*WHAT THIS TASK INVOLVES*
Output the first line of the listing and each line after it, up to and including the line that contains "import plotly.graph_objects as go", exactly as written, minus the pictures.

*SOURCE EXCERPT*

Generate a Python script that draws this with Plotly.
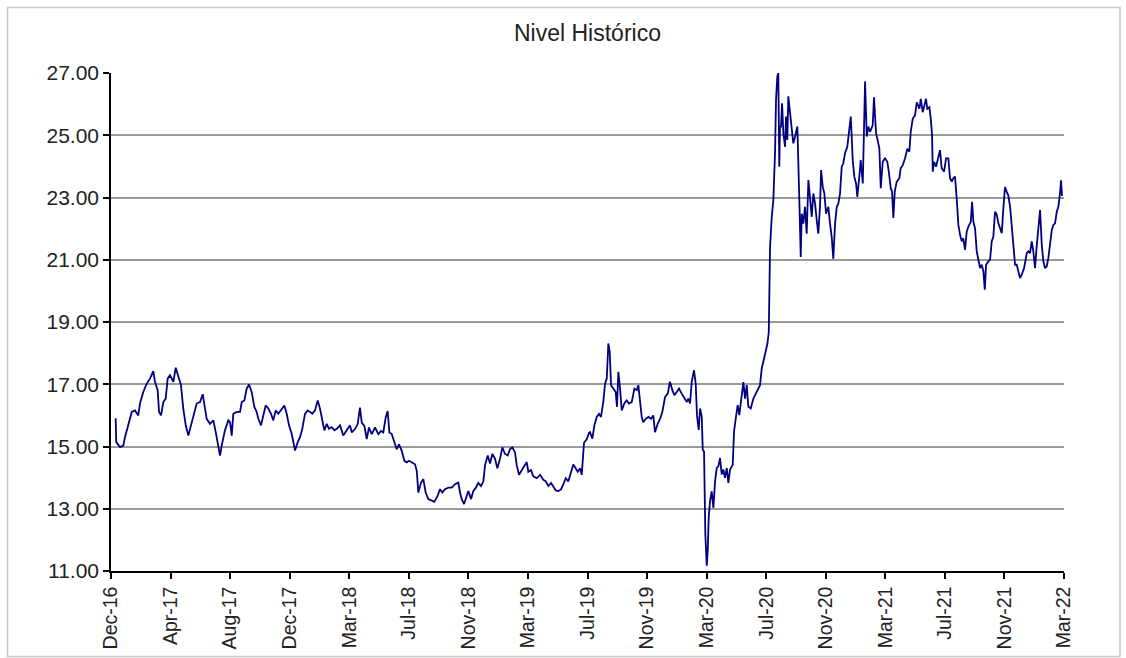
import plotly.graph_objects as go

# observation number (60 observations between labelled ticks) and level
obs = [4.7, 5.3, 9.1, 12.4, 14.1, 17.4, 20.9, 24.2, 27.5, 29.2, 32.5, 36.0, 39.3, 42.6, 44.3, 47.0, 48.4, 50.4,
       52.7, 55.1, 57.1, 59.4, 62.8, 65.2, 67.8, 70.5, 72.8, 75.3, 77.9, 80.6, 82.9, 86.3, 89.7, 92.4, 94.7, 96.4,
       99.7, 103.1, 105.5, 108.1, 109.8, 111.5, 114.8, 118.2,
       119.9, 121.6, 123.2, 126.6, 130.0, 131.7, 134.3, 136.7, 139.0, 141.7, 144.4, 146.8, 148.4, 151.1, 153.4,
       155.8, 158.5, 161.2, 163.5, 165.9, 168.5, 172.0, 174.6, 177.0, 179.3, 182.0, 183.7, 185.4, 188.1, 190.4,
       192.7, 195.4, 198.2, 200.5, 202.8, 205.5, 208.2, 210.5, 212.9, 214.9, 217.3, 219.6, 222.3, 225.0, 227.4,
       230.7, 234.0, 237.4, 240.8,
       242.5, 245.8, 248.5, 250.8, 252.6, 255.2, 257.6, 259.9, 262.6, 266.0, 269.3, 272.0, 274.3, 276.7, 278.7,
       280.4, 282.8, 285.4, 287.8, 290.1, 292.9, 295.5, 297.9, 300.2, 302.9, 306.2, 308.0, 309.6, 312.3, 314.6,
       317.0, 319.6, 323.1, 325.7, 329.1, 331.4, 333.8, 336.5, 339.8, 343.2, 346.5, 349.9, 351.6, 353.3, 355.6,
       358.3,
       360.0, 362.7, 365.0, 367.4, 370.0, 372.7, 375.1, 376.8, 379.5, 381.8, 384.1, 386.8, 389.2, 391.9, 394.2,
       396.9, 399.6, 402.0, 404.3, 407.0, 408.7, 411.0, 413.7, 416.4, 418.8, 420.4, 423.1, 425.4, 428.9, 432.2,
       435.5, 437.9, 440.5, 443.3, 445.6, 448.0, 450.6, 453.3, 455.6, 458.1, 460.7, 463.4, 465.7, 468.1, 470.2,
       472.5, 474.2, 476.5, 479.2, 481.5,
       482.5, 484.9, 486.9, 489.3, 491.6, 493.6, 495.9, 497.7, 499.4, 501.0, 502.4, 503.7, 506.0, 508.4, 509.7,
       511.1, 512.8, 514.5, 517.1, 519.5, 521.8, 524.6, 527.2, 529.6, 531.2, 532.9, 534.6, 536.2, 538.7, 541.3,
       544.0, 546.3, 548.0, 550.7, 553.1, 555.4, 558.1, 560.8, 563.1, 565.5, 567.5, 569.9, 572.2, 574.9, 577.5,
       580.0, 581.6, 583.3, 585.0, 587.3, 589.0, 590.3,
       592.0, 593.4, 595.1, 596.1, 597.4, 598.1, 598.7, 600.1, 601.1, 602.1, 603.4, 605.1, 606.8, 608.5, 610.2,
       611.8, 613.5, 615.2, 616.8, 618.5, 620.3, 621.9, 623.6, 626.3, 627.6, 629.6, 631.3, 632.9, 634.7, 637.0,
       638.7, 640.4, 642.0, 644.4, 647.1, 648.8, 651.1, 653.8, 655.5, 657.8, 659.8, 661.2, 662.6,
       663.4, 663.9, 665.6, 667.2, 668.9, 669.9, 671.2, 672.2, 673.2, 673.9, 674.9, 676.0, 677.3, 679.0, 680.0,
       681.3, 682.3, 684.0, 685.7, 687.3, 689.1, 691.4, 693.4, 694.8, 695.8, 697.4, 699.1, 700.8, 702.5, 704.2,
       705.9, 707.5, 709.2, 710.9, 712.5, 714.2, 715.3, 717.0, 718.6, 720.3, 722.6, 724.3, 726.0, 727.6, 729.4,
       731.1, 732.7, 734.4, 736.1, 737.7, 739.4, 741.7, 743.8, 745.2, 747.2, 748.8, 750.5, 751.8, 753.8, 755.2,
       757.3, 758.6, 759.6, 761.3, 762.9,
       764.6, 767.3, 768.6, 770.7, 772.0, 774.0, 775.4, 777.4, 779.7, 782.0, 783.5, 785.5, 786.8, 788.1, 789.5,
       791.5, 794.1, 795.5, 797.6, 799.9, 802.2, 804.2, 805.6, 807.6, 809.9, 811.7, 814.3, 815.7, 817.7, 819.0,
       821.0, 822.3, 824.4, 825.8, 827.1, 827.8, 829.1, 831.1, 833.4, 835.1, 836.8, 839.2, 841.2, 843.5, 845.2,
       846.9, 848.5, 850.2,
       851.9, 853.6, 855.3, 857.0, 858.6, 860.3, 862.0, 863.6, 866.1, 867.4, 868.7, 870.4, 872.1, 873.7, 875.4,
       877.1, 878.8, 880.2, 881.5, 883.8, 885.5, 887.2, 888.8, 890.5, 892.3, 893.9, 895.6, 897.3, 898.9, 900.6,
       902.3, 903.9, 905.7, 907.4, 909.0, 910.7, 912.4, 914.0, 915.7, 917.4, 919.8, 922.5, 924.1, 925.8, 927.5,
       929.1, 930.8, 932.5, 934.2, 935.9, 937.6, 939.2, 940.9, 942.6, 944.2, 945.9, 947.7, 949.3, 951.0, 952.7,
       954.3, 956.0, 957.0, 958.0]

level = [15.91, 15.14, 14.98, 15.03, 15.30, 15.73, 16.11, 16.16, 16.00, 16.38, 16.75, 17.02, 17.18, 17.42, 17.08,
         16.81, 16.11, 16.00, 16.43, 16.54, 17.18, 17.29, 17.08, 17.53, 17.24, 16.97, 16.22, 15.68, 15.35, 15.68,
         16.00, 16.38, 16.43, 16.68, 16.22, 15.89, 15.73, 15.84, 15.46, 14.98, 14.71, 15.03, 15.52, 15.84,
         15.78, 15.35, 16.05, 16.11, 16.11, 16.43, 16.48, 16.86, 16.99, 16.75, 16.27, 16.11, 15.89, 15.68, 15.95,
         16.32, 16.22, 16.05, 15.84, 16.16, 16.05, 16.22, 16.32, 16.05, 15.68, 15.41, 15.14, 14.87, 15.14, 15.30,
         15.57, 16.05, 16.16, 16.11, 16.05, 16.16, 16.48, 16.22, 15.89, 15.52, 15.73, 15.57, 15.62, 15.52, 15.57,
         15.68, 15.35, 15.52, 15.68,
         15.45, 15.56, 15.72, 16.25, 15.77, 15.66, 15.24, 15.61, 15.40, 15.61, 15.40, 15.50, 15.45, 15.93, 16.14,
         15.45, 15.40, 15.18, 14.91, 15.07, 14.86, 14.54, 14.49, 14.54, 14.49, 14.43, 14.22, 13.52, 13.84, 13.95,
         13.52, 13.31, 13.26, 13.22, 13.42, 13.63, 13.52, 13.63, 13.68, 13.68, 13.79, 13.84, 13.52, 13.31, 13.15,
         13.42,
         13.57, 13.31, 13.57, 13.67, 13.83, 13.73, 13.88, 14.40, 14.71, 14.45, 14.76, 14.61, 14.30, 14.61, 14.97,
         14.76, 14.71, 14.92, 14.97, 14.81, 14.40, 14.09, 14.24, 14.35, 14.50, 14.19, 14.24, 14.04, 13.98, 14.09,
         13.93, 13.88, 13.73, 13.83, 13.73, 13.59, 13.57, 13.62, 13.78, 13.98, 13.88, 14.19, 14.42, 14.30, 14.19,
         14.30, 14.09, 15.12, 15.23, 15.44,
         15.46, 15.25, 15.68, 15.95, 16.05, 15.95, 16.43, 17.02, 17.18, 18.31, 18.04, 16.97, 16.86, 16.75, 16.27,
         17.40, 16.86, 16.16, 16.38, 16.48, 16.38, 16.43, 16.86, 16.81, 16.97, 16.54, 15.95, 15.78, 15.89, 15.95,
         15.89, 16.00, 15.46, 15.73, 15.89, 16.11, 16.59, 16.70, 17.08, 16.81, 16.65, 16.75, 16.86, 16.70, 16.54,
         16.43, 16.54, 16.38, 17.08, 17.45, 17.02, 16.00,
         15.53, 16.22, 15.96, 14.89, 14.84, 13.24, 12.18, 11.17, 11.65, 12.71, 13.24, 13.56, 13.03, 13.88, 14.31,
         14.36, 14.63, 14.10, 14.26, 13.99, 14.31, 13.83, 14.26, 14.41, 15.48, 15.96, 16.33, 16.01, 16.54, 17.07,
         16.54, 16.97, 16.28, 16.22, 16.54, 16.65, 16.81, 16.97, 17.50, 17.82, 18.03, 18.30, 18.67,
         20.50, 21.41, 22.38, 22.91, 24.42, 26.14, 26.89, 27.00, 23.99, 25.28, 25.28, 26.03, 25.06, 24.63, 25.60,
         24.85, 26.25, 25.66, 25.06, 24.74, 24.96, 25.28, 22.91, 21.09, 22.48, 22.16, 22.70, 21.84, 23.56, 22.91,
         22.38, 23.13, 22.81, 22.27, 21.84, 22.70, 23.88, 23.34, 23.13, 22.48, 22.70, 22.16, 21.73, 21.03, 22.16,
         22.70, 22.81, 23.13, 23.99, 24.10, 24.42, 24.63, 25.28, 25.60, 24.20, 23.67, 23.45, 23.02, 23.67, 24.20,
         23.45, 25.17, 26.73, 24.96, 25.28,
         25.11, 25.32, 26.22, 25.05, 24.89, 24.57, 23.30, 24.15, 24.26, 24.15, 23.83, 23.30, 23.19, 22.34, 23.19,
         23.51, 23.62, 23.94, 24.04, 24.26, 24.57, 24.47, 25.11, 25.53, 25.64, 26.06, 25.85, 26.17, 25.74, 25.96,
         26.17, 25.85, 25.90, 25.53, 25.00, 23.83, 24.15, 23.99, 24.36, 24.52, 23.94, 23.83, 24.26, 24.26, 23.62,
         23.51, 23.62, 23.67,
         22.97, 22.12, 21.80, 21.59, 21.69, 21.32, 21.90, 22.06, 22.22, 22.86, 22.22, 22.01, 21.27, 20.95, 20.73,
         20.84, 20.63, 20.04, 20.84, 20.95, 21.00, 21.59, 21.74, 22.54, 22.44, 22.17, 22.01, 21.85, 22.65, 23.34,
         23.18, 23.07, 22.70, 22.01, 21.27, 20.84, 20.84, 20.63, 20.41, 20.52, 20.73, 21.21, 21.27, 21.21, 21.59,
         21.27, 20.73, 21.43, 22.01, 22.60, 21.48, 20.95, 20.73, 20.79, 21.05, 21.48, 21.96, 22.12, 22.17, 22.54,
         22.70, 23.13, 23.55, 23.05]

tick_obs = [0, 60, 120, 180, 240, 300, 360, 420, 480, 540, 600, 660, 720, 780, 840, 900, 960]
tick_labels = ['Dec-16', 'Apr-17', 'Aug-17', 'Dec-17', 'Mar-18', 'Jul-18', 'Nov-18', 'Mar-19', 'Jul-19',
               'Nov-19', 'Mar-20', 'Jul-20', 'Nov-20', 'Mar-21', 'Jul-21', 'Nov-21', 'Mar-22']
y_ticks = [11, 13, 15, 17, 19, 21, 23, 25, 27]

font = 'Arial, Liberation Sans, sans-serif'

fig = go.Figure()
fig.add_trace(go.Scatter(x=obs, y=level, mode='lines', line=dict(color='#000080', width=1.8),
                         showlegend=False, hoverinfo='y'))

fig.update_layout(
    width=1126, height=658,
    margin=dict(l=111, r=62, t=73, b=87),
    paper_bgcolor='white', plot_bgcolor='white',
    title=dict(text='Nivel Histórico', x=(111 + 953 / 2) / 1126, xanchor='center', y=1 - 33 / 658,
               yanchor='middle', font=dict(family=font, size=23, color='#222222')),
    font=dict(family=font, color='#222222'),
)
fig.update_xaxes(range=[0, 960], tickmode='array', tickvals=tick_obs, ticktext=tick_labels, tickangle=-90,
                 showgrid=False, zeroline=False, showline=True, linecolor='black', linewidth=1.5,
                 ticks='outside', ticklen=6, tickcolor='black', tickwidth=1.5, automargin=False,
                 tickfont=dict(family=font, size=19.5, color='#222222'))
fig.update_yaxes(range=[11, 27], tickmode='array', tickvals=y_ticks, tickformat='.2f',
                 showgrid=True, gridcolor='#9a9a9a', gridwidth=1.5, zeroline=False,
                 showline=True, linecolor='black', linewidth=1.5, automargin=False,
                 ticks='outside', ticklen=6, tickcolor='black', tickwidth=1.5,
                 tickfont=dict(family=font, size=21, color='#222222'))

# outer frame around the chart
fig.add_shape(type='rect', xref='paper', yref='paper',
              x0=(7.5 - 111) / 953, x1=(1120 - 111) / 953, y0=(571 - 656.5) / 498, y1=(571 - 7.5) / 498,
              line=dict(color='#c8c8c8', width=1.5), layer='below')

# page body has a default 8px margin; remove it so the figure fills the window
fig.write_html('out.html', config={'displayModeBar': False},
               post_script="document.body.style.margin='0';document.body.style.overflow='hidden';")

*RESULT BELOW*
Generate a Python script that draws this with Plotly.
import plotly.graph_objects as go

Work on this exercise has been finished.